**GOAL OF THE EXERCISE:**
Transcribe every line from the top down to the line with "import matplotlib.pyplot as plt", both ends included, but not the pictures.

**DATA PROVIDED:**
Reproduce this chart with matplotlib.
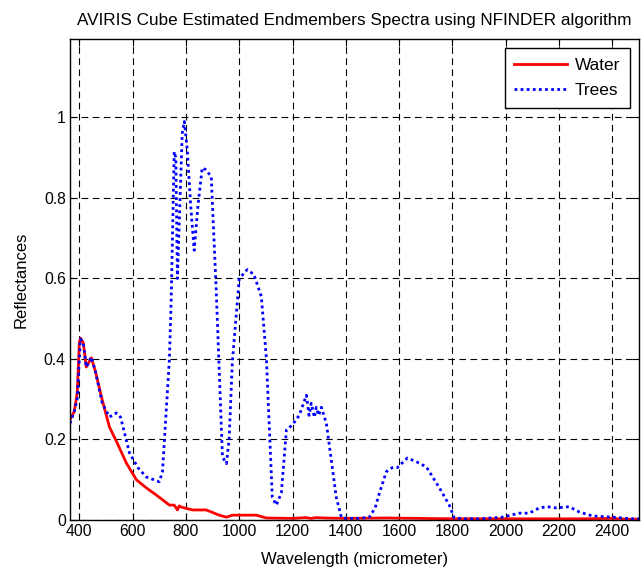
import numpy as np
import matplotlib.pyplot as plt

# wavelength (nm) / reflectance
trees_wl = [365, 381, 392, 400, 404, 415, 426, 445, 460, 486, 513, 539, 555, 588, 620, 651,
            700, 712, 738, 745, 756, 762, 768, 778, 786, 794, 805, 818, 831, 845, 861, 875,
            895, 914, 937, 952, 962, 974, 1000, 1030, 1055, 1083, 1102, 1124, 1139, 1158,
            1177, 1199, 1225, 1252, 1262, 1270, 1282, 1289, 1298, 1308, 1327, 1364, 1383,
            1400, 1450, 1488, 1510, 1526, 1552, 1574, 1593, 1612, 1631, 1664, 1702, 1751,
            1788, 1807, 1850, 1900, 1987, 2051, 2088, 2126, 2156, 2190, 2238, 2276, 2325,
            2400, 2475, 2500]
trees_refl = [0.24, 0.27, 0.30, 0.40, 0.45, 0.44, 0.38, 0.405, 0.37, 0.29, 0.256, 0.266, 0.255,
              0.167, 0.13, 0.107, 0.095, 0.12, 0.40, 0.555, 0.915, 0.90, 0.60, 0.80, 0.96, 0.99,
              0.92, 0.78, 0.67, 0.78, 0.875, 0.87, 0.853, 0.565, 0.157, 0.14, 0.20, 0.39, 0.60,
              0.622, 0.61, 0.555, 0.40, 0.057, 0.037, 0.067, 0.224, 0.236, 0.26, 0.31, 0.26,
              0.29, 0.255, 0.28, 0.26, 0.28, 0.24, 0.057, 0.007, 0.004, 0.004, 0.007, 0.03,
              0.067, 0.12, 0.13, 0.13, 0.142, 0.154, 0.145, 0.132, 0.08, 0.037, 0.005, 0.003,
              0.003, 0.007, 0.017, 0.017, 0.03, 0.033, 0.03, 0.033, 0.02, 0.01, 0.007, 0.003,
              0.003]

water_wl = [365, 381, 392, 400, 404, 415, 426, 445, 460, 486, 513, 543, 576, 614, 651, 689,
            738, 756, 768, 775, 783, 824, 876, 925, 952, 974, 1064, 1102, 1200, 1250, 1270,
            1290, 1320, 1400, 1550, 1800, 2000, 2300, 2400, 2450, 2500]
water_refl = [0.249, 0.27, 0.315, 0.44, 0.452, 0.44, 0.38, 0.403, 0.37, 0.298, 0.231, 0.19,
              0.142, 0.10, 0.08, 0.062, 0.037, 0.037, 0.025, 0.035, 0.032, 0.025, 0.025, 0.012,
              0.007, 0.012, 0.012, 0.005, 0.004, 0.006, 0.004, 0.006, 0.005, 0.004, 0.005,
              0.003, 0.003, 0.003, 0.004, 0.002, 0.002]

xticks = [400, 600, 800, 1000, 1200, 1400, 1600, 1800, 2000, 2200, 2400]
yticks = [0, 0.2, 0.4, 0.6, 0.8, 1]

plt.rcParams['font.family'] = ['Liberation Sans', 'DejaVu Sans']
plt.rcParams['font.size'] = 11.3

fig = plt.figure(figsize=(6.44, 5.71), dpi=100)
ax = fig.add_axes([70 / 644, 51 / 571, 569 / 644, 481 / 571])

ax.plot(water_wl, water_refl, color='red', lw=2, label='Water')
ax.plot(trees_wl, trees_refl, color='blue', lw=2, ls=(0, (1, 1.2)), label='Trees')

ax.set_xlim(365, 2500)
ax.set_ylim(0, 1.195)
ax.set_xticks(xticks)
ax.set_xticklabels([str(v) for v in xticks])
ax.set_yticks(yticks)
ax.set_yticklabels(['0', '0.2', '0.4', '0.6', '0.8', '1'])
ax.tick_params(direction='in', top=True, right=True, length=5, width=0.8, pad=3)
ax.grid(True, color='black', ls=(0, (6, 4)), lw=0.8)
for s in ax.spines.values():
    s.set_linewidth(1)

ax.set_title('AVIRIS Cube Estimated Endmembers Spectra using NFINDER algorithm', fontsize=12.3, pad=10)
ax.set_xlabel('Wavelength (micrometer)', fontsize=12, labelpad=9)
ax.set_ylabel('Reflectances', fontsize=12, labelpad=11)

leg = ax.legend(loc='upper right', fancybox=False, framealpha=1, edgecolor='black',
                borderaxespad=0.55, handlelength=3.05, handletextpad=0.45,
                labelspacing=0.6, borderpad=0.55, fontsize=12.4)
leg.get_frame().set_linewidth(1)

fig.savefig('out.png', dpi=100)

**OUTPUT FOR THIS TASK:**
Reproduce this chart with matplotlib.
import numpy as np
import matplotlib.pyplot as plt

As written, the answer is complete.